▸ **Aim**:
Check each line of the records for "with"; collect those that have it.

▸ **Supplied data**:
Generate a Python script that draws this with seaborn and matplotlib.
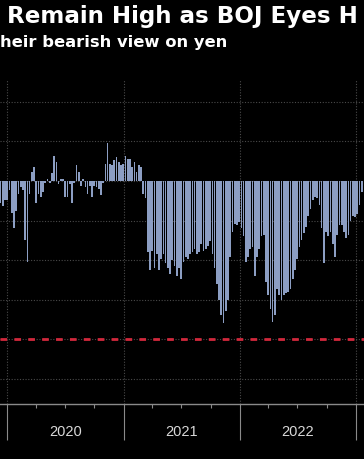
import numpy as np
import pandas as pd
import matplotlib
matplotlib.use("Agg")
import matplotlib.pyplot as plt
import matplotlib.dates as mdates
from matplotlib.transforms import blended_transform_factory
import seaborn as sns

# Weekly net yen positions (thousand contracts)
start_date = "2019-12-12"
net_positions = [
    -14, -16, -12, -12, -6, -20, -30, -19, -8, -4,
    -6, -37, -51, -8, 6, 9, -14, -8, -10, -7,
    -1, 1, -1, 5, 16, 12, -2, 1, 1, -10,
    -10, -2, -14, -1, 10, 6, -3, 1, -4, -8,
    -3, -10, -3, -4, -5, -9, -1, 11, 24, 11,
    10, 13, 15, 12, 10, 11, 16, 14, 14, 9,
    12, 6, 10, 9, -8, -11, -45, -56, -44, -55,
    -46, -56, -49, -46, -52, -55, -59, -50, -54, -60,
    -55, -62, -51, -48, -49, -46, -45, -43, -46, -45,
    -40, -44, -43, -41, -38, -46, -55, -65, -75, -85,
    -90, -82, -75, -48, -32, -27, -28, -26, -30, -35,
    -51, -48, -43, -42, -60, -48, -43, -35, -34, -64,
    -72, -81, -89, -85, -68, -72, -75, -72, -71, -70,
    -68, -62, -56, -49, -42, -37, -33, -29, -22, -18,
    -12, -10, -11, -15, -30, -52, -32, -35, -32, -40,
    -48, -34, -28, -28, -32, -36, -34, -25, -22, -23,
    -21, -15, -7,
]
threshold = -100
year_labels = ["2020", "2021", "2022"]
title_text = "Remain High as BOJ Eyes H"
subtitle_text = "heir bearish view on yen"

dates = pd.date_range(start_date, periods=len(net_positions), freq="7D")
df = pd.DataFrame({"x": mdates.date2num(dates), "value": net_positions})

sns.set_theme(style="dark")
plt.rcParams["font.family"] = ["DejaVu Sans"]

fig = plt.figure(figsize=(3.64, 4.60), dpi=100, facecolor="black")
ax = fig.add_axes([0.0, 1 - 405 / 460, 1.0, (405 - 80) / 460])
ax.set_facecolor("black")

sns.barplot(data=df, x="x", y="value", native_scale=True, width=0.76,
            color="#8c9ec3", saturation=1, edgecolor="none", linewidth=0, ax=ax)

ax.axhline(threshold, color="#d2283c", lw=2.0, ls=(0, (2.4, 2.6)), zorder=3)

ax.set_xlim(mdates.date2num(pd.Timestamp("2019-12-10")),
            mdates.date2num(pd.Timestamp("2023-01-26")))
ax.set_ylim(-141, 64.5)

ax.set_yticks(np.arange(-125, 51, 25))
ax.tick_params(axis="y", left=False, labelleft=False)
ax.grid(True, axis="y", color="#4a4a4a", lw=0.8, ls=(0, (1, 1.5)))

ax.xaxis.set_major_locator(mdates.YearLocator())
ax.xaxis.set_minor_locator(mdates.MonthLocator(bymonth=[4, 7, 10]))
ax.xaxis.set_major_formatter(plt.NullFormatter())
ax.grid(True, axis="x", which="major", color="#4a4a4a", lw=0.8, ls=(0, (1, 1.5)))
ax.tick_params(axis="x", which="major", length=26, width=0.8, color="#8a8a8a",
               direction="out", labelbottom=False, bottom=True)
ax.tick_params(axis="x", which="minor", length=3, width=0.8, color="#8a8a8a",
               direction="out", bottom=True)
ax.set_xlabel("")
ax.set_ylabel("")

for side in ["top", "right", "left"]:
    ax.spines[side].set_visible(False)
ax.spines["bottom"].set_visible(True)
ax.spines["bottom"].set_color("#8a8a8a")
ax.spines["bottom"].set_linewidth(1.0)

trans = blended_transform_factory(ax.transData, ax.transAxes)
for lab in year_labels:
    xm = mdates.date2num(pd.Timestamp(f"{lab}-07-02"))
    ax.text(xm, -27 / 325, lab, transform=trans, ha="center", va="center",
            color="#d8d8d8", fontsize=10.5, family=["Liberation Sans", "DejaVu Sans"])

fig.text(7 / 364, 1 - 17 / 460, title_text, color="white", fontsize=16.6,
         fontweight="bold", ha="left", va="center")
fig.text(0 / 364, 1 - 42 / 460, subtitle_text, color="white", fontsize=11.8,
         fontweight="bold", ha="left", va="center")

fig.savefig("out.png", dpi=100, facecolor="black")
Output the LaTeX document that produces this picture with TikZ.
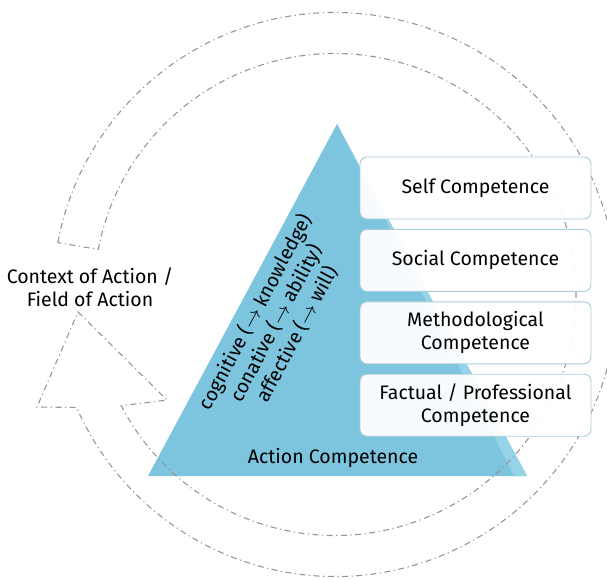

▸ **Task answer**:
Generate a Python script that draws this with seaborn and matplotlib.
Output the LaTeX document that produces this picture with TikZ.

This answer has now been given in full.